Commentary: As of 2025, the goods trade deficit between the European Union and China has doubled since 2020, while it is 3.6 times greater in Germany. According to a report by Jurgen Matthes, one driver of this imbalance has been Chinese currency manipulation, which has allowed Chinese firms to undercut the prices of European retailers. Over this period, the exchange rate between the Yuan and the Euro has remained stable. However, several forces in the world economy should have increased the value of the Yuan relative to the Euro. For one, high inflation in Europe has increased prices by more than 35 percent, which should have caused demand for the Euro to fall relative to the Yuan.
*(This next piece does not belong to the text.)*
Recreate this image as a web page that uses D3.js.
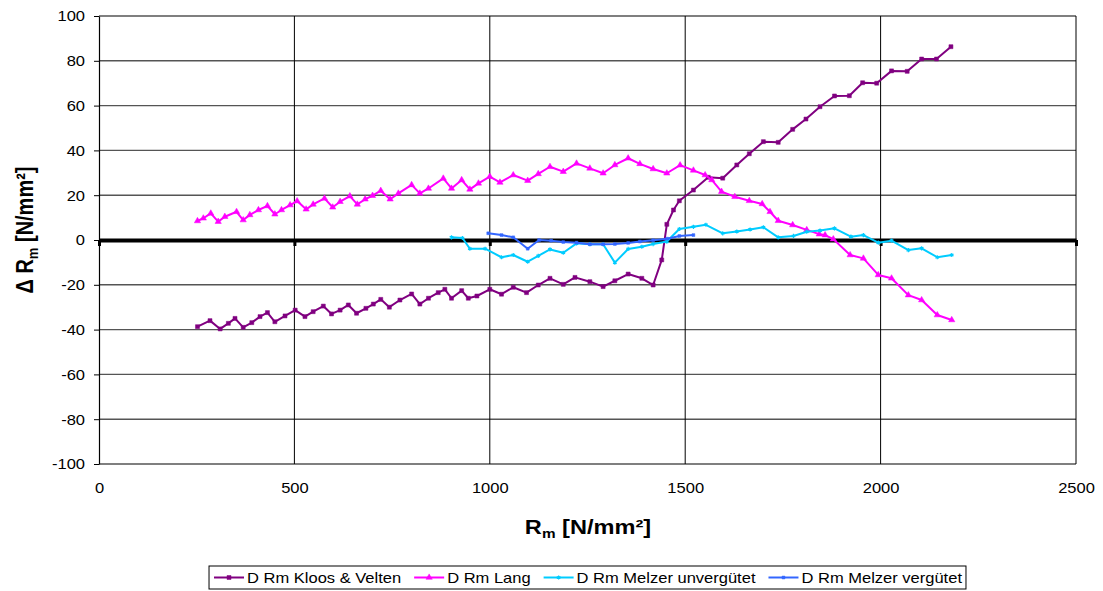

At the same time, the growing trade surplus between China and Europe should have increased demand for the Yuan, increasing its value.
Mattes estimates that real demand for the Yuan has increased by €125 billion between 2020 and 2024. Under a free-floating exchange rate, the Yuan’s value should have increased as demand for it increased. These findings suggest that the Chinese government and its central bank may be manipulating its currency, allowing Chinese firms to sell goods at cheaper prices compared to Europe, helping to increase its trade surplus.